I finished a reread of “Nova”, a novel that I have considered one of my favorites since I read it in 1975 or 1976. I paid the $1.50 for it then because I liked the cover–a spaceship sputtering over a barren alien landscape on which a spaceship, marked with “USA”, had crashed. The image turned out to have nothing to do with the book. However, I enjoyed the story and it is one of only a handful of books that I have kept from those years. It never stayed long in a box. As soon as I had a shelf to put books on, it was there. I always considered it one of my favorites, but I never reread it until August 2021.
The captain, who is head of an ultra-wealthy family, obsesses over a way to upset the balance of power in the galaxy. He assembles a crew, almost by chance, to help him on his mission. It’s a race because there is a generations-long rivalry between his family and another. It’s personal because the current generations know each other well. They’re frenemies.
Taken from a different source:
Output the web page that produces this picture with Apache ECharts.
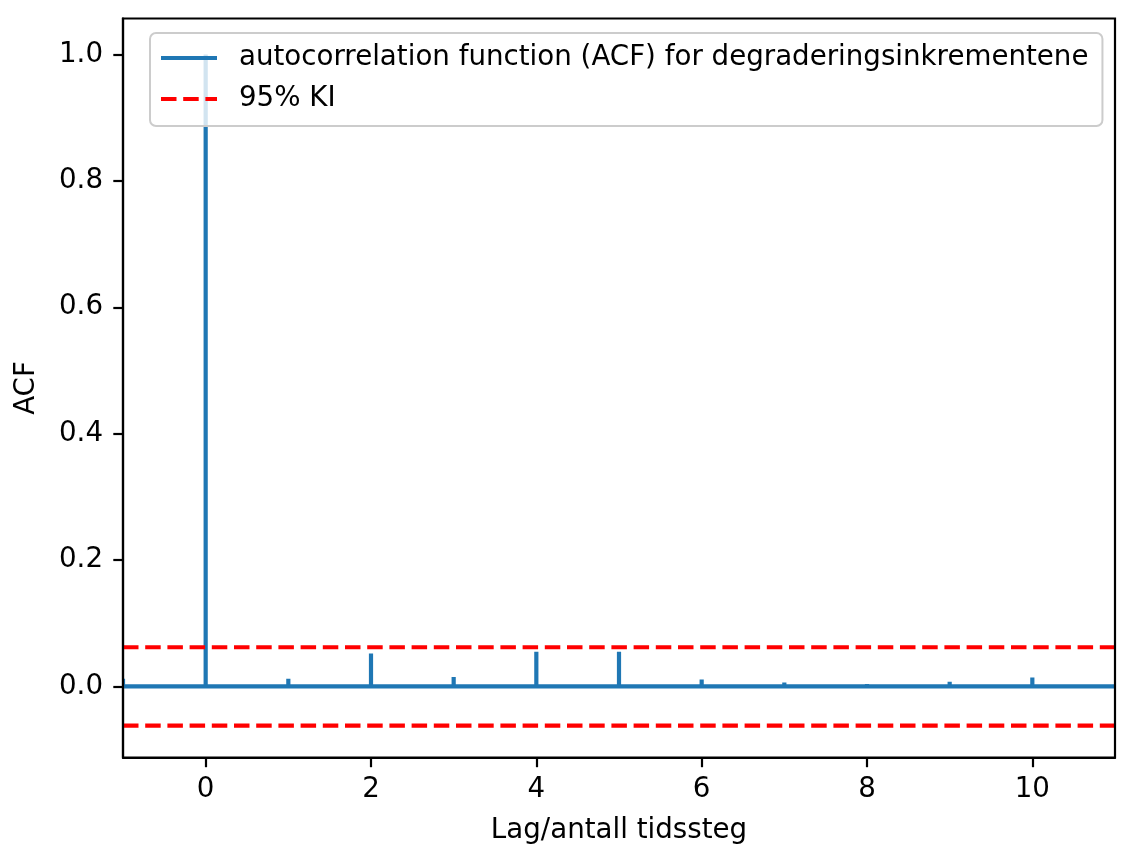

As a teenager, I took it as a quest story, set over 1,000 years in the future, with a cast of strange characters and even stranger settings. Some of the premises about the natural world haven’t held up but Delaney was vague enough with descriptions of technologies to give them staying power, and they’re still vague. I think the work made such a strong impression on me because of those vividly described fantastic settings on various planets, moons, and spaceships. I also found interesting the juxtaposition of the ultra high-tech, such as space flight and communications and human-computer interfaces, with the ultra low-tech, such as apparel, footwear, and cooking fish in Istanbul. And finally, it’s no Star Trek in which all material needs have been provided for and institutions are governed by noble ideals. People are just people as they are now and they’re still as “colorful”. Somehow these things made a big impression on my teenage mind.
As an adult, the novel still has all those adventure aspects to me but I also see it now as a novel about writing a novel. The captain represents the idea that motivates the work, the obsession that enables him to finish it. The Mouse, another character, has led a dodgy life rich in experiences that provide material for the work. The character Katin, who is making notes about writing a novel, is the writer himself, who wants to write but doesn’t know what he has to say. He’s swept up by the idea as Katin is invested emotionally in the captain’s quest and he wants to tap into the experiences of The Mouse to write about. All three of these characters realize things about themselves and others in the course of the story.
Maybe. Or maybe it’s just an adventure and I was a teenager. As David Hartwell told me, “The Golden Age of anything was when you were fifteen.”